A second method is to use experimentally collected EBSD patterns to generate a master pattern. With this approach, an EBSD map is collected while saving the patterns. The orientations are measured initially with Hough-based indexing. The best patterns are selected from the dataset, and based on the measured orientation, these patterns are projected onto a master pattern sphere, while applying the known symmetry elements of the phase to cover the correct regions of orientation space for a given phase. Multiple patterns are selected until all of orientation space is represented. This experimental master pattern has the advantage of capturing the actual EBSD pattern intensities observed and can be used to analyze other datasets. This approach can be beneficial when atomic positions within the unit cell are unknown, or if no unique unit cell can be determined.
Materials and results
A good example of applying alternative master patterns is in the analysis of an olivine and orthopyroxene-bearing rock sample. Both olivine and orthopyroxene are mineral groups with a solid solution series varying in magnesium and iron. Typically, a specific mineral is selected from the mineral group, and the information from the mineral is used to generate a master pattern. An example of this for both forsterite and enstatite is shown in Figure 1.
Figure 1. Alternative master patterns for forsterite and enstatite. The dynamical diffraction master patterns took ~16 h, the kinematical approach took ~30 s, and the experimental master patterns were achieved in ~15 s.
These minerals are the magnesium end members of the solid solution ranges for these mineral groups. In this example, the dynamical diffraction master patterns took approximately 16 h to simulate for each phase. In contrast, the kinematical approach took only 30 s, and the experimental master pattern took only 15 s per phase. These time values show a significant reduction in time to achieve a master pattern, which reduces the time to results for spherical indexing performance.
Figure 2. Experimental EBSD pattern from each phase with matching orientations from the three corresponding master patterns shown in Figure 1. This figure shows that the experimental pattern most closely resembles the example pattern, which is to be expected. diffraction band intensities and visible details.
Figure 2 compares a single experimental EBSD pattern from each phase to matching orientations from the three corresponding master patterns shown in Figure 1. This figure shows that the experimental pattern most closely resembles the example pattern, which is to be expected. It also illustrates the differences between the models in terms of the diffraction band intensities and visible details. Often, EBSD pattern quality does not detect these details, depending on sample preparation quality and acquisition conditions.

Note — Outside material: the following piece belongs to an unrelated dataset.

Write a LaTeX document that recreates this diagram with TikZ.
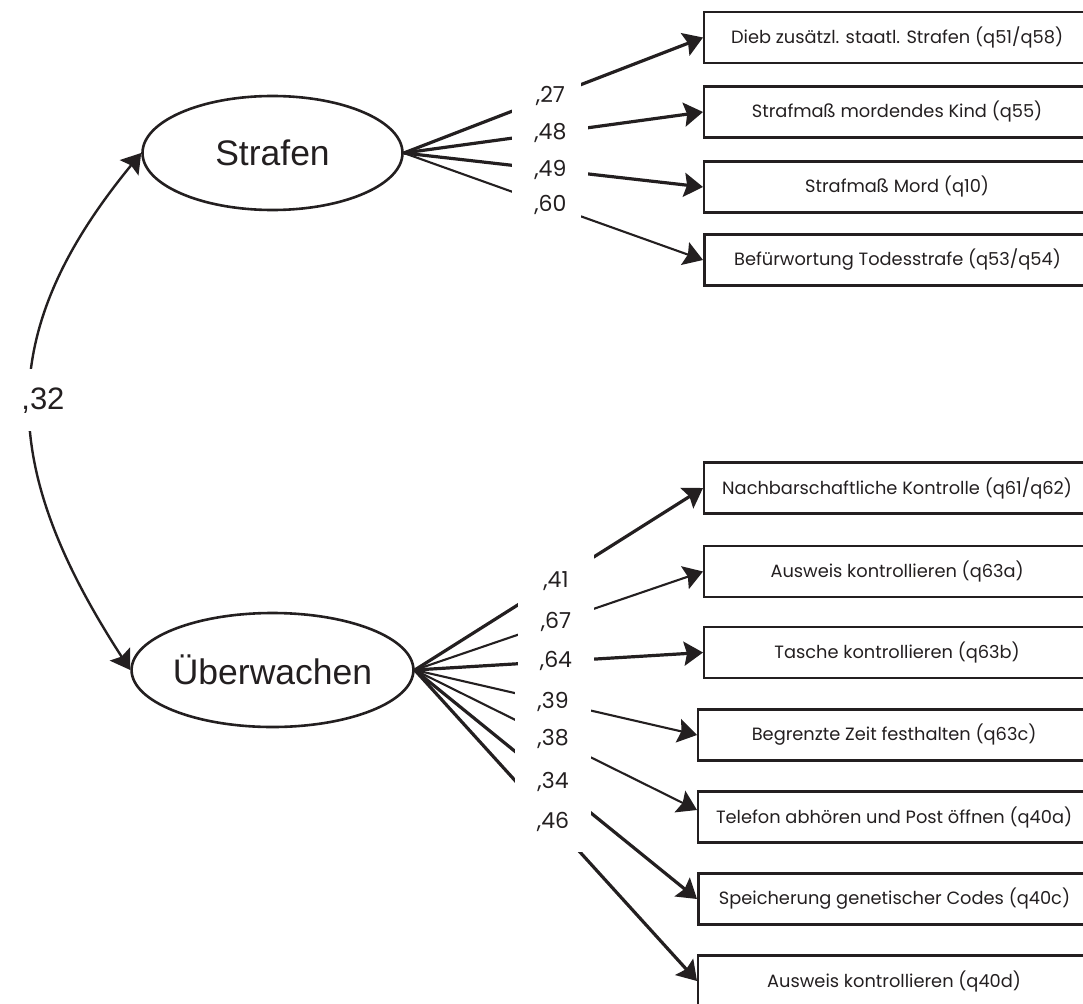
\documentclass[tikz,border=0pt]{standalone}
\usepackage{fontspec}
\setmainfont{Poppins}
\newfontfamily\arialfont{Liberation Sans}
\usetikzlibrary{arrows.meta,shapes.geometric}
\definecolor{inkc}{RGB}{35,31,32}
\begin{document}
\begin{tikzpicture}[x=1pt,y=-1pt,
  latent/.style={ellipse, draw=inkc, line width=2.6pt, minimum width=260pt,
    minimum height=114pt, inner sep=0pt, text=inkc,
    font=\arialfont\fontsize{35.5}{40}\selectfont},
  obsbox/.style={rectangle, draw=inkc, line width=2.2pt, minimum width=386pt,
    minimum height=51pt, anchor=west, inner sep=0pt, text=inkc,
    font=\fontsize{17.8}{20}\selectfont},
  headtip/.tip={Stealth[length=19pt,width=24pt,inset=3pt]},
  heavy/.style={draw=inkc, line width=3.2pt, -headtip},
  light/.style={draw=inkc, line width=2.1pt, -headtip},
  gapmask/.style={fill=white, draw=none, inner sep=0pt, minimum width=76pt,
    minimum height=60pt, pos=0.49},
  coef/.style={inner sep=0pt, pos=0.49, text=inkc,
    font=\fontsize{22}{25}\selectfont},
]
\useasboundingbox (0,0) rectangle (1083,1003);

% latent factors
\node[latent] (S) at (272.5,153) {Strafen};
\node[latent] (U) at (272.5,670) {Überwachen};

% indicators of "Strafen"
\node[obsbox] (b1) at (703,37.5) {Dieb zusätzl. staatl. Strafen (q51/q58)};
\node[obsbox] (b2) at (703,112) {Strafmaß mordendes Kind (q55)};
\node[obsbox] (b3) at (703,187) {Strafmaß Mord (q10)};
\node[obsbox, line width=3pt] (b4) at (703,260) {Befürwortung Todesstrafe (q53/q54)};

% indicators of "Überwachen"
\node[obsbox] (b5) at (703,488) {Nachbarschaftliche Kontrolle (q61/q62)};
\node[obsbox] (b6) at (703,571.5) {Ausweis kontrollieren (q63a)};
\node[obsbox] (b7) at (703,652.5) {Tasche kontrollieren (q63b)};
\node[obsbox, minimum width=392pt] (b8) at (697,735) {Begrenzte Zeit festhalten (q63c)};
\node[obsbox, minimum width=392pt] (b9) at (697,817) {Telefon abhören und Post öffnen (q40a)};
\node[obsbox, minimum width=392pt, line width=3pt] (b10) at (697,899) {Speicherung genetischer Codes (q40c)};
\node[obsbox, minimum width=392pt] (b11) at (697,981) {Ausweis kontrollieren (q40d)};

% loadings
\draw[heavy] (S.east) -- (b1.west);
\draw[heavy] (S.east) -- (b2.west);
\draw[heavy] (S.east) -- (b3.west);
\draw[light] (S.east) -- (b4.west);

\draw[heavy] (U.east) -- (b5.west);
\draw[light] (U.east) -- (b6.west);
\draw[heavy] (U.east) -- (b7.west);
\draw[light] (U.east) -- (b8.west);
\draw[light] (U.east) -- ([yshift=7pt]b9.west);
\draw[heavy] (U.east) -- (b10.west);
\draw[heavy] (U.east) -- (b11.west);

% white patches behind the coefficients
\path (S.east) -- node[gapmask, minimum width=62pt] {} (b1.west);
\path (S.east) -- node[gapmask] {} (b2.west);
\path (S.east) -- node[gapmask] {} (b3.west);
\path (S.east) -- node[gapmask, minimum width=62pt] {} (b4.west);
\path (U.east) -- node[gapmask] {} (b5.west);
\path (U.east) -- node[gapmask] {} (b6.west);
\path (U.east) -- node[gapmask] {} (b7.west);
\path (U.east) -- node[gapmask] {} (b8.west);
\path (U.east) -- node[gapmask] {} ([yshift=7pt]b9.west);
\path (U.east) -- node[gapmask] {} (b10.west);
\path (U.east) -- node[gapmask] {} (b11.west);

% coefficients
\path (S.east) -- node[coef] {,27} (b1.west);
\path (S.east) -- node[coef] {,48} (b2.west);
\path (S.east) -- node[coef] {,49} (b3.west);
\path (S.east) -- node[coef] {,60} (b4.west);
\path (U.east) -- node[coef] {,41} (b5.west);
\path (U.east) -- node[coef] {,67} (b6.west);
\path (U.east) -- node[coef] {,64} (b7.west);
\path (U.east) -- node[coef] {,39} (b8.west);
\path (U.east) -- node[coef] {,38} ([yshift=7pt]b9.west);
\path (U.east) -- node[coef] {,34} (b10.west);
\path (U.east) -- node[coef] {,46} (b11.west);

% factor covariance
\draw[draw=inkc, line width=2.4pt, headtip-headtip] (S.west)
  .. controls (-4,330) and (-4,463) ..
  node[pos=0.5, fill=white, inner xsep=0pt, inner ysep=0pt, minimum height=62pt,
       minimum width=20pt] (cvgap) {}
  (U.west);
\node[text=inkc, font=\arialfont\fontsize{31}{34}\selectfont, inner sep=0pt]
  (cv) at ([xshift=12pt]cvgap.center) {,32};
\end{tikzpicture}
\end{document}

Figure 3. EBSD mapping results using both Hough indexing, and spherical indexing with the three different types of master patterns. IPF maps are shown in the top row and the EBSD quality maps are shown in the bottom row.
Figure 3 shows EBSD mapping results using both Hough indexing and spherical indexing with the three different types of master patterns. This figure depicts both the IPF orientation map relative to the surface normal direction (top), and the EBSD quality map (bottom). For the Hough indexing, the quality metric is the image quality (IQ) value, while for the spherical indexing results, the quality metric is the spherical indexing confidence index (SCI). For the three spherical indexing results, the SCI values are plotted relative to the same grayscale value ranges shown, with lighter shading indicating better correlation.

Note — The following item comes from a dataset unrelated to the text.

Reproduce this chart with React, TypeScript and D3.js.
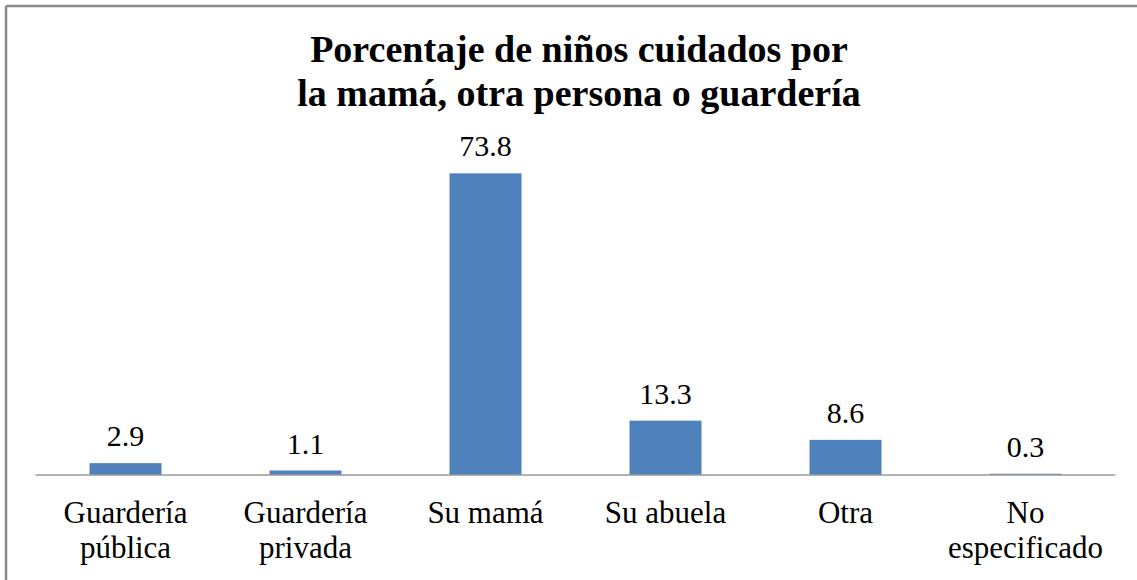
import React from "react";
import * as d3 from "d3";

const categories: string[][] = [
  ["Guardería", "pública"],
  ["Guardería", "privada"],
  ["Su mamá"],
  ["Su abuela"],
  ["Otra"],
  ["No", "especificado"],
];
const values: number[] = [2.9, 1.1, 73.8, 13.3, 8.6, 0.3];
const titleLines: string[] = [
  "Porcentaje de niños cuidados por",
  "la mamá, otra persona o guardería",
];

const W = 1137;
const H = 580;

export default function App() {
  const keys = categories.map((c) => c.join(" "));
  const x = d3
    .scaleBand<string>()
    .domain(keys)
    .range([35.5, 1115.5])
    .paddingInner(0.6)
    .paddingOuter(0.3);
  const y = d3.scaleLinear().domain([0, 80]).range([475, 148]);
  const font = "'Liberation Serif', 'Times New Roman', serif";

  return (
    <svg
      width={W}
      height={H}
      style={{ position: "absolute", left: 0, top: 0, background: "#fff" }}
      fontFamily={font}
    >
      <rect x={0} y={0} width={W} height={H} fill="#fff" />
      {/* outer frame */}
      <line x1={6} y1={6} x2={W} y2={6} stroke="#8a8a8a" strokeWidth={2.5} />
      <line x1={6} y1={6} x2={6} y2={H} stroke="#8a8a8a" strokeWidth={2.5} />

      {/* title */}
      {titleLines.map((t, i) => (
        <text
          key={i}
          x={579}
          y={62 + i * 44}
          textAnchor="middle"
          fontSize={38}
          fontWeight="bold"
          fill="#000"
        >
          {t}
        </text>
      ))}

      {/* bars */}
      {values.map((v, i) => (
        <rect
          key={i}
          x={x(keys[i])}
          y={y(v)}
          width={x.bandwidth()}
          height={y(0) - y(v)}
          fill="#4F81BD"
        />
      ))}

      {/* axis line */}
      <line
        x1={x.range()[0]}
        x2={x.range()[1]}
        y1={y(0)}
        y2={y(0)}
        stroke="#9a9a9a"
        strokeWidth={1.5}
      />

      {/* value labels */}
      {values.map((v, i) => (
        <text
          key={i}
          x={(x(keys[i]) as number) + x.bandwidth() / 2}
          y={y(v) - 17}
          textAnchor="middle"
          fontSize={30}
          fill="#000"
        >
          {d3.format(".1f")(v)}
        </text>
      ))}

      {/* category labels */}
      {categories.map((lines, i) => (
        <text
          key={i}
          x={(x(keys[i]) as number) + x.bandwidth() / 2}
          y={523}
          textAnchor="middle"
          fontSize={31}
          fill="#000"
        >
          {lines.map((l, j) => (
            <tspan
              key={j}
              x={(x(keys[i]) as number) + x.bandwidth() / 2}
              dy={j === 0 ? 0 : 35}
            >
              {l}
            </tspan>
          ))}
        </text>
      ))}
    </svg>
  );
}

Examination of the IPF maps shows that some regions are poorly indexed with Hough indexing, and the indexing results significantly improved with spherical indexing. Surprisingly, spherical indexing with the dynamical master pattern has one grain with a region of mis-indexing that is not present with the kinematic or experimental master patterns. This is likely due to the deviation in background processing on this multi-phase sample, and with that an effective pattern contrast difference. Both the kinematic and experimental master patterns provide nearly 100% indexing success rates. Additionally, the experimental master pattern has the highest correlation quality, indicating that using actual experimental patterns to create the master pattern provides better spherical indexing performance. Figure 4 shows the phase map of this area for reference.

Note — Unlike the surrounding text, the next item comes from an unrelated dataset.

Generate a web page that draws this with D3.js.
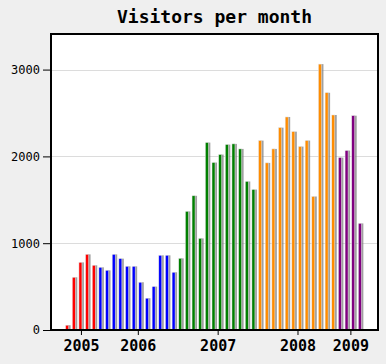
<!DOCTYPE html>
<html>
<head>
<meta charset="utf-8">
<script src="https://cdn.jsdelivr.net/npm/d3@7"></script>
<style>
  body { margin: 0; background: #efefef; }
  .axis text { font-family: "DejaVu Sans Mono", monospace; fill: #000; }
  .axis path { display: none; }
  .chart-title { font-family: "DejaVu Sans Mono", monospace; font-weight: bold; font-size: 18px; }
</style>
</head>
<body>
<svg id="chart"></svg>
<script>
// monthly visitor counts, one bar each
const visitors = [
  55, 607, 779, 871, 745,
  722, 687, 871, 822, 733, 733, 550, 366, 500, 860, 860, 665,
  825, 1366, 1546, 1055, 2159, 1929, 2021, 2136, 2144, 2086, 1711, 1618,
  2182, 1925, 2086, 2331, 2454, 2285, 2113, 2182, 1538, 3063, 2733, 2477,
  1986, 2067, 2469, 1228
];
// colour groups (number of bars in each)
const groupSizes = [5, 12, 12, 12, 4];
const groupColors = ["#ff0000", "#0000ff", "#008000", "#ff8c00", "#800080"];
// year ticks (position in bar index units) and labels
const yearTickPos = [2, 10.55, 22.55, 34.55, 42.5];
const yearLabels = ["2005", "2006", "2007", "2008", "2009"];
const yTicks = [0, 1000, 2000, 3000];

const width = 386, height = 364;
const margin = {top: 34, right: 8, bottom: 34, left: 51};
const innerW = width - margin.left - margin.right;
const innerH = height - margin.top - margin.bottom;

const data = [];
let idx = 0;
groupSizes.forEach((n, g) => {
  for (let k = 0; k < n; k++) {
    data.push({i: idx, value: visitors[idx], color: groupColors[g]});
    idx++;
  }
});

const svg = d3.select("#chart").attr("width", width).attr("height", height);

svg.append("text")
  .attr("class", "chart-title")
  .attr("x", margin.left + innerW / 2)
  .attr("y", 23)
  .attr("text-anchor", "middle")
  .text("Visitors per month");

const chart = svg.append("g")
  .attr("transform", `translate(${margin.left},${margin.top})`);

chart.append("rect")
  .attr("width", innerW).attr("height", innerH)
  .attr("fill", "#fff");

const x = d3.scaleLinear().domain([-2.5, 46.5]).range([0, 326]);
const y = d3.scaleLinear().domain([0, 3410]).range([innerH, 0]);
const barW = 4;

// gridlines
chart.selectAll(".grid")
  .data(yTicks.filter(d => d > 0))
  .join("line")
  .attr("class", "grid")
  .attr("x1", 0).attr("x2", innerW)
  .attr("y1", d => Math.round(y(d)) + 0.5).attr("y2", d => Math.round(y(d)) + 0.5)
  .attr("stroke", "#dcdcdc");

// bar shadows
chart.selectAll(".shadow")
  .data(data)
  .join("rect")
  .attr("class", "shadow")
  .attr("x", d => x(d.i) - barW / 2 + 1)
  .attr("y", d => y(d.value))
  .attr("width", barW)
  .attr("height", d => innerH - y(d.value))
  .attr("fill", "#777")
  .attr("opacity", 0.7);

chart.selectAll(".bar")
  .data(data)
  .join("rect")
  .attr("class", "bar")
  .attr("x", d => x(d.i) - barW / 2)
  .attr("y", d => y(d.value))
  .attr("width", barW - 1)
  .attr("height", d => innerH - y(d.value))
  .attr("fill", d => d.color)
  .attr("stroke", "#e6e6e6")
  .attr("stroke-width", 0.5);

// axes
const yAxis = d3.axisLeft(y).tickValues(yTicks).tickFormat(d3.format("d"))
  .tickSize(8).tickPadding(3);
const xAxis = d3.axisBottom(x).tickValues(yearTickPos)
  .tickFormat((d, i) => yearLabels[i]).tickSize(5).tickPadding(5);

chart.append("g").attr("class", "axis y-axis").call(yAxis)
  .selectAll("text").style("font-size", "12px");

chart.append("g").attr("class", "axis x-axis")
  .attr("transform", `translate(0,${innerH})`)
  .call(xAxis)
  .selectAll("text").style("font-size", "15px").style("font-weight", "bold");

chart.selectAll(".axis .tick line").attr("stroke", "#000");

// frame
chart.append("rect")
  .attr("x", 0).attr("y", 0)
  .attr("width", innerW).attr("height", innerH)
  .attr("fill", "none")
  .attr("stroke", "#000")
  .attr("stroke-width", 2);
</script>
</body>
</html>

Figure 4. Phase map of the region of analysis.
Conclusion
With spherical indexing, both geologists and materials scientists benefit from faster and more reliable results, making it easier to study everything from engineered alloys to ancient rocks. This technique is quickly becoming a valuable addition to the toolkit, supporting innovative research and everyday investigations in laboratories around the world. Alternative master patterns derived using kinematic diffraction and experimental EBSD patterns provide a faster route to these improved results and are a practical and sometimes preferable option for spherical indexing analysis.